IL MATRIMONIO OMOSESSUALE
La lettura del libro oscilla come come una sorta di percorso sulle montagne russe: varie sfaccettature anche molto diverse tra loro. Sul matrimonio omosessuale, prima, senza troppi entusiasmi, ne difende l’opportunità, ma solo «per chi desideri la discesa dello Spirito, in aggiunta alla consacrazione civile». Poi arriva a chiedersi: «Sono tentato di pensare che molti omosessuali, solitari e sessualmente onnivori, indipendenti e libertari, di questo matrimonio non saprebbero che farsene».
LA FAMIGLIA
Stesso discorso sulla famiglia. Giustifica la naturale diversità delle figure educative materna e quella paterna, e la definisce «fondamentale, proprio per quel gioco di pesi e contrappesi, di azioni e reazioni, di silenzi e di parole che, intessuti, rivestono ciò che chiamiamo famiglia». Però poi auspica che la Chiesa possa un giorno benedire le famiglie formate da due madri o due padri. «E non stabilisca l’orientamento della coscienza sulla base del pre-giudizio». Dove la preoccupazione per l’affermazione della propria dignità di omosessuale, evidenzia ancora Avvenire, sembra oscurare completamente ogni problema educativo.
LA CHIESA
In un articolo su cinemagay.it (2014) Savarese sosteneva che la Chiesa sta dando segnali di apertura al mondo omosessuale: «Ho incontrato tanti preti e suore disponibili al dialogo, ma il vertice dà indicazioni respingenti. Però c’è un cambiamento in atto. Non pretendo certo che la Chiesa accetti il matrimonio gay, però se è vero che ci sono verità di fede non negoziabili, è anche vero che la moralità sessuale va ridiscussa, e parlo anche del divorzio. Non si possono stabilire regole troppo rigide».
RISPETTO PER IL MONDO OMOSESSUALE
In realtà, Savarese dovrebbe sapere che la Chiesa ha un’idea molto chiara (e di certo non da ieri) sul tipo di accompagnamento e accoglienza che le persone omosessuali devono ricevere e probabilmente ne discuterà ancora nel corso del Sinodo sulla famiglia, fissato da papa Francesco per dal 4 al 25 ottobre. L’ «Instrumentum Laboris», documento elaborato con le risposte dei fedeli di tutto il mondo al secondo questionario voluto da Papa Francesco, ha evidenziato una rispettosa concezione del mondo omosessuale: «Ogni persona, indipendentemente dalla propria tendenza sessuale, va rispettata nella sua dignità e accolta con sensibilità e delicatezza, sia nella Chiesa che nella società. A loro riguardo si eviterà ogni marchio di ingiusta discriminazione», si legge nel documento.

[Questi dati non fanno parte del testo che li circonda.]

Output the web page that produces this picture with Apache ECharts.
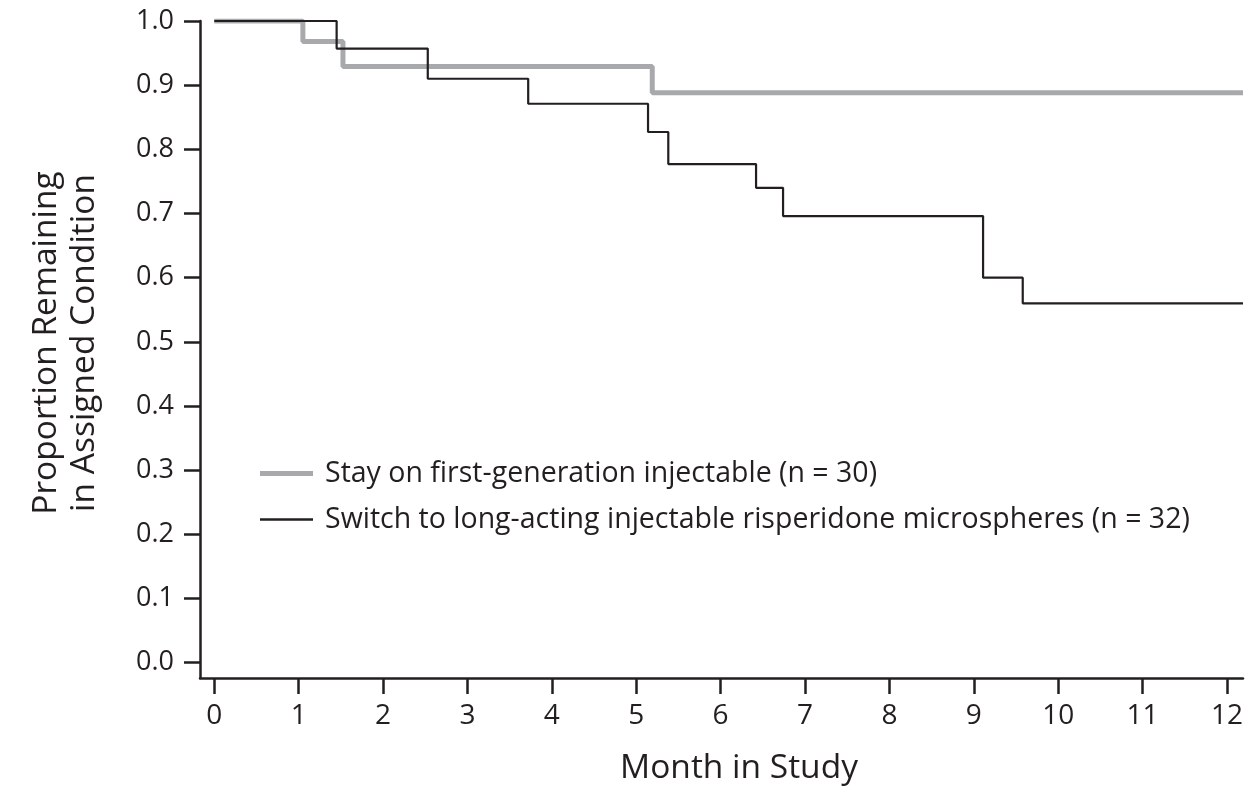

“CHI SONO IO PER GIUDICARE?”
D’altro canto, Papa Francesco, di ritorno da Rio De Janeiro (Corriere.it, 29 luglio 2013), già si era pronunciato in termini altrettanto chiari: «Se una persona è gay e cerca il Signore e ha buona volontà, chi sono io per giudicarla? Il catechismo della Chiesa cattolica dice che queste persone non devono essere discriminate ma accolte».
MA SULLE NOZZE NON SI TRATTA
Se il rispetto, la dignità, il dialogo è evidente in questi pronunciamenti delle sue più alte gerarchie, è altrettanto evidente che sulle nozze gay, la Chiesa viaggia su un binario non orientato ad accoglierle: «Non esiste fondamento alcuno per assimilare o stabilire analogie, neppure remote, tra le unioni omosessuali e il disegno di Dio sul matrimonio e la famiglia», si legge sempre nell’Instrumentum Laboris.
“BAMBINO CRESCA CON PADRE E MADRE”
Così come sulle adozioni gay è stato netto monsignor Vincenzo Paglia, presidente del dicastero vaticano per la famiglia (Radio Vaticana, 12 gennaio 2013): «Il bambino deve nascere e crescere all’interno di quella che – da che mondo è mondo – è la via ordinaria, cioè con un padre e una madre. Il bambino deve crescere in questo contesto. Ora, purtroppo, accade in effetti che a volte ci siano situazioni drammatiche, ma attenzione: la patologia è una cosa, e inficiare questo principio è pericolosissimo, per il bambino anzitutto, ma per l’intera società».